Data excerpt:
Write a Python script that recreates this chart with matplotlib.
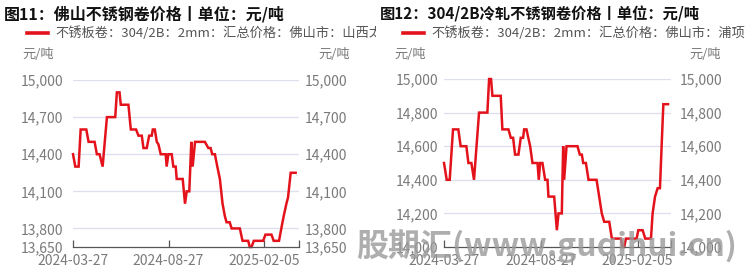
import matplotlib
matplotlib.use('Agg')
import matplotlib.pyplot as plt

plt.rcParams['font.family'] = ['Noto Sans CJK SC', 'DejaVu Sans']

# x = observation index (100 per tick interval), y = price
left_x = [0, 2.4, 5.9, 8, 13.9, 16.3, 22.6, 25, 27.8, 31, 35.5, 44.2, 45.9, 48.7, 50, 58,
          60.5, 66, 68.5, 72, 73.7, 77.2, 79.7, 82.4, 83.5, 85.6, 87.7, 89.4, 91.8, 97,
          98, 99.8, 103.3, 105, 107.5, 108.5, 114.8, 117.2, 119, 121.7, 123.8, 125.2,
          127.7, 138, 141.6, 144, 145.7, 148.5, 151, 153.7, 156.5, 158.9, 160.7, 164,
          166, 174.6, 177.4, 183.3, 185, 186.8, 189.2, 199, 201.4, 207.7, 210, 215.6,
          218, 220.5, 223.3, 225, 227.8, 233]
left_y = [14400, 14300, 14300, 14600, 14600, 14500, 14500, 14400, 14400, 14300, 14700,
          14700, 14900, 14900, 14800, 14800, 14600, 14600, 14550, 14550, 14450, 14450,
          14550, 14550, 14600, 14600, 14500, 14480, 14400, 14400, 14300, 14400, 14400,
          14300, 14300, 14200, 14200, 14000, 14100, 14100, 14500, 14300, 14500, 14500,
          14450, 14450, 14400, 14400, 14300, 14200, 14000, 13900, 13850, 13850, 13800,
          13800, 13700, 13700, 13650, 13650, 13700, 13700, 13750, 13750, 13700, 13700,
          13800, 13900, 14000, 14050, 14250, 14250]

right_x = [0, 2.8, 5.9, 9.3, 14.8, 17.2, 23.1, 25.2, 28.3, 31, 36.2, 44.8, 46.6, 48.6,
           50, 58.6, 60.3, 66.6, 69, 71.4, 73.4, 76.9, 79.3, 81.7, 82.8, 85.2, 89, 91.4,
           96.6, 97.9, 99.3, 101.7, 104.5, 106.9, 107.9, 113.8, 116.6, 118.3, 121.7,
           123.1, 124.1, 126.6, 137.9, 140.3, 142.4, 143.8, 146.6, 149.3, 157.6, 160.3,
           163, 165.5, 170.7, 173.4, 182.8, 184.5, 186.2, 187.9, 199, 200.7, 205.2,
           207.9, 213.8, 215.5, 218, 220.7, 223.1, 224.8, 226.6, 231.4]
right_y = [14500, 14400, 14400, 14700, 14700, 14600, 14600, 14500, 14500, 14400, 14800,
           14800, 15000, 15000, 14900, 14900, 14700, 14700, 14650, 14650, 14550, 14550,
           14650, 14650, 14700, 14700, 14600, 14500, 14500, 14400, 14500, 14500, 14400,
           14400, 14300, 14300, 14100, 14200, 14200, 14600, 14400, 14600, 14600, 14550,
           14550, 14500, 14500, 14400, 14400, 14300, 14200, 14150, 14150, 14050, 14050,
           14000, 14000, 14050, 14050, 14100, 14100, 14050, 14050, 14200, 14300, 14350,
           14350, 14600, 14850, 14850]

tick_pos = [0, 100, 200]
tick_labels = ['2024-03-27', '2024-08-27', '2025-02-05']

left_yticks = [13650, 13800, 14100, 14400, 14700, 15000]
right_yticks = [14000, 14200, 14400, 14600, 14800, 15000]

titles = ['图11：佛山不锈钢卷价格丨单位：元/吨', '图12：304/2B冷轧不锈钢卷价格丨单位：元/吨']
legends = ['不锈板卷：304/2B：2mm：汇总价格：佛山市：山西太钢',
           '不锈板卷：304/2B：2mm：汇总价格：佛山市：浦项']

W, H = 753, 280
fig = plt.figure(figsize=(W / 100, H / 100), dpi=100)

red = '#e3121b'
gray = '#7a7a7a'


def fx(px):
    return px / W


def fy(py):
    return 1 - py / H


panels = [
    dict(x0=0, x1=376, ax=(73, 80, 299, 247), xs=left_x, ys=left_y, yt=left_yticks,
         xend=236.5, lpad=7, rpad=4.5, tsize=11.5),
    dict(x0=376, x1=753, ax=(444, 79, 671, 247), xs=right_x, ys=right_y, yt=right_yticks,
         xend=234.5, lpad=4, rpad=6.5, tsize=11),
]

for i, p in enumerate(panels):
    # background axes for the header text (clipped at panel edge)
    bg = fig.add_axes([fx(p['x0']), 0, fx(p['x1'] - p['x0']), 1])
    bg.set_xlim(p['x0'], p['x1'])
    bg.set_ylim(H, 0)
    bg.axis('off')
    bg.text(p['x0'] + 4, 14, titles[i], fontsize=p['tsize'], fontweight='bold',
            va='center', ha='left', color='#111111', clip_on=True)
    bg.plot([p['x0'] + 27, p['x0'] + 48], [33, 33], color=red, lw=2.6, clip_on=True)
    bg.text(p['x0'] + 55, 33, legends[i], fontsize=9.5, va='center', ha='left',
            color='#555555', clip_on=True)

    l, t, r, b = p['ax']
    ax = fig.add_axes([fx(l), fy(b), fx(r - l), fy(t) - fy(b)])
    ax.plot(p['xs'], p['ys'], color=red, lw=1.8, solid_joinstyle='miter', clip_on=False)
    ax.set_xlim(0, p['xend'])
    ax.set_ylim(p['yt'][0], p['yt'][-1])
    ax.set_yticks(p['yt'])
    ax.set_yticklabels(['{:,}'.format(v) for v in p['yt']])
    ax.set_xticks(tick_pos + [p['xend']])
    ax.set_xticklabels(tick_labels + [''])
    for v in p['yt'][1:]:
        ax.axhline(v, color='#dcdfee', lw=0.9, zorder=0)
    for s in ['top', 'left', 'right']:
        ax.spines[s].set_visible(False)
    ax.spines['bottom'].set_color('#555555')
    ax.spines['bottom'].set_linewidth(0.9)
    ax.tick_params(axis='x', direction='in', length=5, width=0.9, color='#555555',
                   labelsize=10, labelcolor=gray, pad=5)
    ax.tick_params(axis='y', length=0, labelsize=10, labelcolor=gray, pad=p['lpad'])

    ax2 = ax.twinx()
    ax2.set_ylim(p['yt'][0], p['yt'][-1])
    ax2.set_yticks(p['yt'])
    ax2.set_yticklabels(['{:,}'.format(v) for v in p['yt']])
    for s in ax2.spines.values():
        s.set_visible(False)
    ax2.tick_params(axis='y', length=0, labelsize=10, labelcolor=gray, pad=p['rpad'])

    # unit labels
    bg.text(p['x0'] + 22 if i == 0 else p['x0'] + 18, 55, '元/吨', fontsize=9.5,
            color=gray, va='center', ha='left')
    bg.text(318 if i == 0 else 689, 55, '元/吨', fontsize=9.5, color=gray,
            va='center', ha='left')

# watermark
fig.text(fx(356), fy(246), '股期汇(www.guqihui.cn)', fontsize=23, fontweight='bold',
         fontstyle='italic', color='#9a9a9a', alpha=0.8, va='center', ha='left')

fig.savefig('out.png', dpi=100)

Work to be completed: Write the material out again exactly as it appears, dropping the pictures.

Result for this exercise:
Write a Python script that recreates this chart with matplotlib.
import matplotlib
matplotlib.use('Agg')
import matplotlib.pyplot as plt

plt.rcParams['font.family'] = ['Noto Sans CJK SC', 'DejaVu Sans']

# x = observation index (100 per tick interval), y = price
left_x = [0, 2.4, 5.9, 8, 13.9, 16.3, 22.6, 25, 27.8, 31, 35.5, 44.2, 45.9, 48.7, 50, 58,
          60.5, 66, 68.5, 72, 73.7, 77.2, 79.7, 82.4, 83.5, 85.6, 87.7, 89.4, 91.8, 97,
          98, 99.8, 103.3, 105, 107.5, 108.5, 114.8, 117.2, 119, 121.7, 123.8, 125.2,
          127.7, 138, 141.6, 144, 145.7, 148.5, 151, 153.7, 156.5, 158.9, 160.7, 164,
          166, 174.6, 177.4, 183.3, 185, 186.8, 189.2, 199, 201.4, 207.7, 210, 215.6,
          218, 220.5, 223.3, 225, 227.8, 233]
left_y = [14400, 14300, 14300, 14600, 14600, 14500, 14500, 14400, 14400, 14300, 14700,
          14700, 14900, 14900, 14800, 14800, 14600, 14600, 14550, 14550, 14450, 14450,
          14550, 14550, 14600, 14600, 14500, 14480, 14400, 14400, 14300, 14400, 14400,
          14300, 14300, 14200, 14200, 14000, 14100, 14100, 14500, 14300, 14500, 14500,
          14450, 14450, 14400, 14400, 14300, 14200, 14000, 13900, 13850, 13850, 13800,
          13800, 13700, 13700, 13650, 13650, 13700, 13700, 13750, 13750, 13700, 13700,
          13800, 13900, 14000, 14050, 14250, 14250]

right_x = [0, 2.8, 5.9, 9.3, 14.8, 17.2, 23.1, 25.2, 28.3, 31, 36.2, 44.8, 46.6, 48.6,
           50, 58.6, 60.3, 66.6, 69, 71.4, 73.4, 76.9, 79.3, 81.7, 82.8, 85.2, 89, 91.4,
           96.6, 97.9, 99.3, 101.7, 104.5, 106.9, 107.9, 113.8, 116.6, 118.3, 121.7,
           123.1, 124.1, 126.6, 137.9, 140.3, 142.4, 143.8, 146.6, 149.3, 157.6, 160.3,
           163, 165.5, 170.7, 173.4, 182.8, 184.5, 186.2, 187.9, 199, 200.7, 205.2,
           207.9, 213.8, 215.5, 218, 220.7, 223.1, 224.8, 226.6, 231.4]
right_y = [14500, 14400, 14400, 14700, 14700, 14600, 14600, 14500, 14500, 14400, 14800,
           14800, 15000, 15000, 14900, 14900, 14700, 14700, 14650, 14650, 14550, 14550,
           14650, 14650, 14700, 14700, 14600, 14500, 14500, 14400, 14500, 14500, 14400,
           14400, 14300, 14300, 14100, 14200, 14200, 14600, 14400, 14600, 14600, 14550,
           14550, 14500, 14500, 14400, 14400, 14300, 14200, 14150, 14150, 14050, 14050,
           14000, 14000, 14050, 14050, 14100, 14100, 14050, 14050, 14200, 14300, 14350,
           14350, 14600, 14850, 14850]

tick_pos = [0, 100, 200]
tick_labels = ['2024-03-27', '2024-08-27', '2025-02-05']

left_yticks = [13650, 13800, 14100, 14400, 14700, 15000]
right_yticks = [14000, 14200, 14400, 14600, 14800, 15000]

titles = ['图11：佛山不锈钢卷价格丨单位：元/吨', '图12：304/2B冷轧不锈钢卷价格丨单位：元/吨']
legends = ['不锈板卷：304/2B：2mm：汇总价格：佛山市：山西太钢',
           '不锈板卷：304/2B：2mm：汇总价格：佛山市：浦项']

W, H = 753, 280
fig = plt.figure(figsize=(W / 100, H / 100), dpi=100)

red = '#e3121b'
gray = '#7a7a7a'


def fx(px):
    return px / W


def fy(py):
    return 1 - py / H


panels = [
    dict(x0=0, x1=376, ax=(73, 80, 299, 247), xs=left_x, ys=left_y, yt=left_yticks,
         xend=236.5, lpad=7, rpad=4.5, tsize=11.5),
    dict(x0=376, x1=753, ax=(444, 79, 671, 247), xs=right_x, ys=right_y, yt=right_yticks,
         xend=234.5, lpad=4, rpad=6.5, tsize=11),
]

for i, p in enumerate(panels):
    # background axes for the header text (clipped at panel edge)
    bg = fig.add_axes([fx(p['x0']), 0, fx(p['x1'] - p['x0']), 1])
    bg.set_xlim(p['x0'], p['x1'])
    bg.set_ylim(H, 0)
    bg.axis('off')
    bg.text(p['x0'] + 4, 14, titles[i], fontsize=p['tsize'], fontweight='bold',
            va='center', ha='left', color='#111111', clip_on=True)
    bg.plot([p['x0'] + 27, p['x0'] + 48], [33, 33], color=red, lw=2.6, clip_on=True)
    bg.text(p['x0'] + 55, 33, legends[i], fontsize=9.5, va='center', ha='left',
            color='#555555', clip_on=True)

    l, t, r, b = p['ax']
    ax = fig.add_axes([fx(l), fy(b), fx(r - l), fy(t) - fy(b)])
    ax.plot(p['xs'], p['ys'], color=red, lw=1.8, solid_joinstyle='miter', clip_on=False)
    ax.set_xlim(0, p['xend'])
    ax.set_ylim(p['yt'][0], p['yt'][-1])
    ax.set_yticks(p['yt'])
    ax.set_yticklabels(['{:,}'.format(v) for v in p['yt']])
    ax.set_xticks(tick_pos + [p['xend']])
    ax.set_xticklabels(tick_labels + [''])
    for v in p['yt'][1:]:
        ax.axhline(v, color='#dcdfee', lw=0.9, zorder=0)
    for s in ['top', 'left', 'right']:
        ax.spines[s].set_visible(False)
    ax.spines['bottom'].set_color('#555555')
    ax.spines['bottom'].set_linewidth(0.9)
    ax.tick_params(axis='x', direction='in', length=5, width=0.9, color='#555555',
                   labelsize=10, labelcolor=gray, pad=5)
    ax.tick_params(axis='y', length=0, labelsize=10, labelcolor=gray, pad=p['lpad'])

    ax2 = ax.twinx()
    ax2.set_ylim(p['yt'][0], p['yt'][-1])
    ax2.set_yticks(p['yt'])
    ax2.set_yticklabels(['{:,}'.format(v) for v in p['yt']])
    for s in ax2.spines.values():
        s.set_visible(False)
    ax2.tick_params(axis='y', length=0, labelsize=10, labelcolor=gray, pad=p['rpad'])

    # unit labels
    bg.text(p['x0'] + 22 if i == 0 else p['x0'] + 18, 55, '元/吨', fontsize=9.5,
            color=gray, va='center', ha='left')
    bg.text(318 if i == 0 else 689, 55, '元/吨', fontsize=9.5, color=gray,
            va='center', ha='left')

# watermark
fig.text(fx(356), fy(246), '股期汇(www.guqihui.cn)', fontsize=23, fontweight='bold',
         fontstyle='italic', color='#9a9a9a', alpha=0.8, va='center', ha='left')

fig.savefig('out.png', dpi=100)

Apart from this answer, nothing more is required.